Emerging markets irony
Mobius said the “irony” is weeks later “we’re out of the bottom of many of these markets” with countries like Brazil and Argentina rebounding following critical elections and Turkey also perking up slightly following the release of US pastor Andrew Brunson, who had been held by the government for two years for his alleged involvement in a 2016 attempted coup.
“It’s the story of our life.

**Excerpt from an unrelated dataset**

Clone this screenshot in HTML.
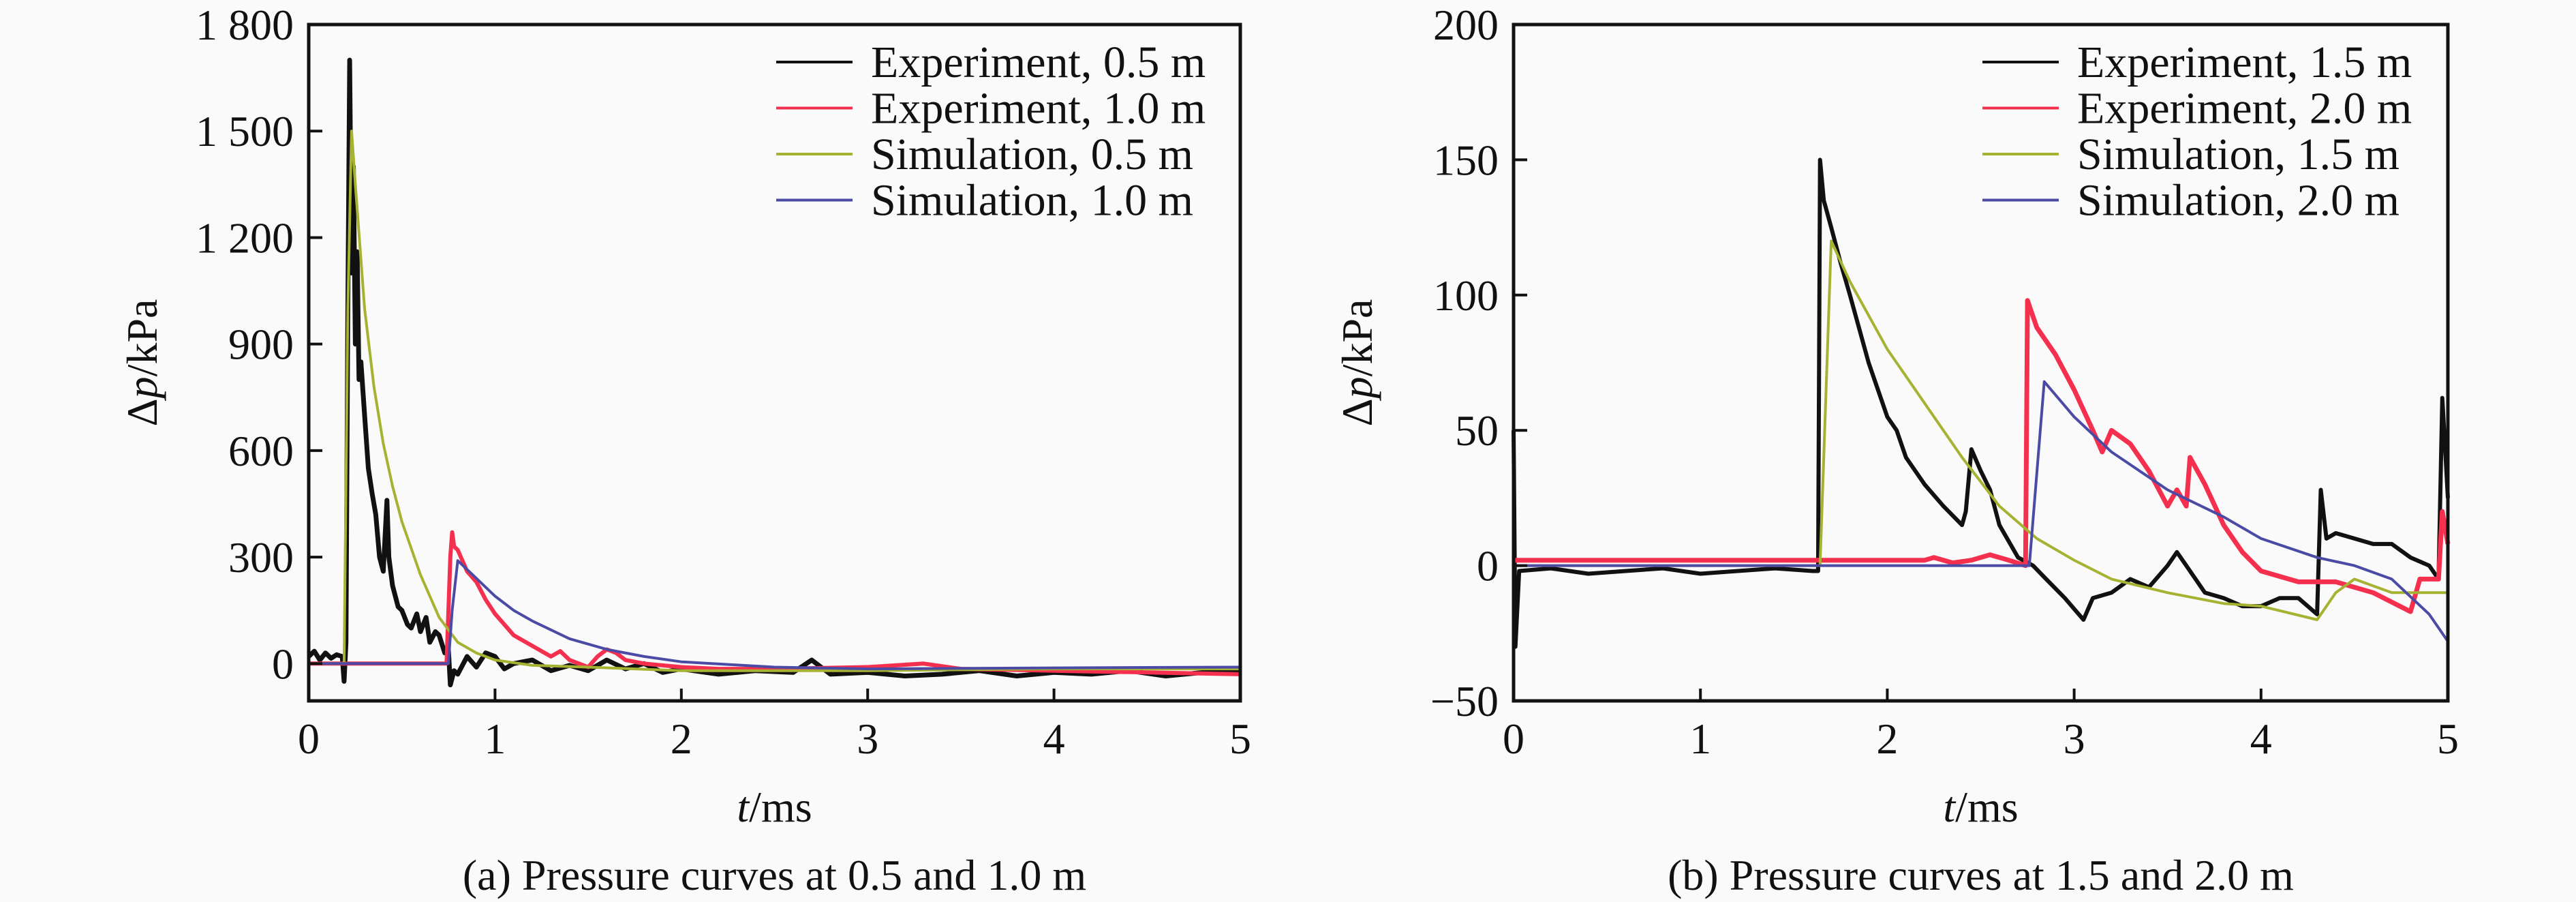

Frankly when things are down, money doesn’t come in”.
Mobius said the asset class remains unloved despite sharp recoveries in recent emerging market pain points because investors have been focusing too much on the index.
“If the index is affected by a downturn in China, then everybody says, ‘Oh, emerging markets are down, better forget about them’. Meanwhile Brazil is recovering or maybe Turkey will recover dramatically and they miss that opportunity.”
Trade war will get nastier in the short-term
In the short-term he expects the situation between the US and China to get “a little more nasty” before it gets better.
Mobius said “there is no question” the Trump administration will continue to put pressure on China by raising tariffs and levelling accusations about election meddling for at least “another half year or so”.
China will counter this by weakening the renminbi in a “gradual and very controlled way”. “If Trump adds a 25% tariff that’s how much the renminbi will weaken”.
However, he said America’s $300bn deficit “which puts every other country to shame” will mean the standoff ultimately ends in an agreement “that will make everybody feel comfortable globally”.
In the meantime, Mobius said investors should not write off Chinese companies, many of which are strategically positioned to withstand a weaker renminbi.
“I keep on reminding people in such cases there are winners and losers. There are many companies that are in a very strong position because of the way they position themselves in regard to the currency. Many of them have already moved manufacturing out of China to other parts of the world.”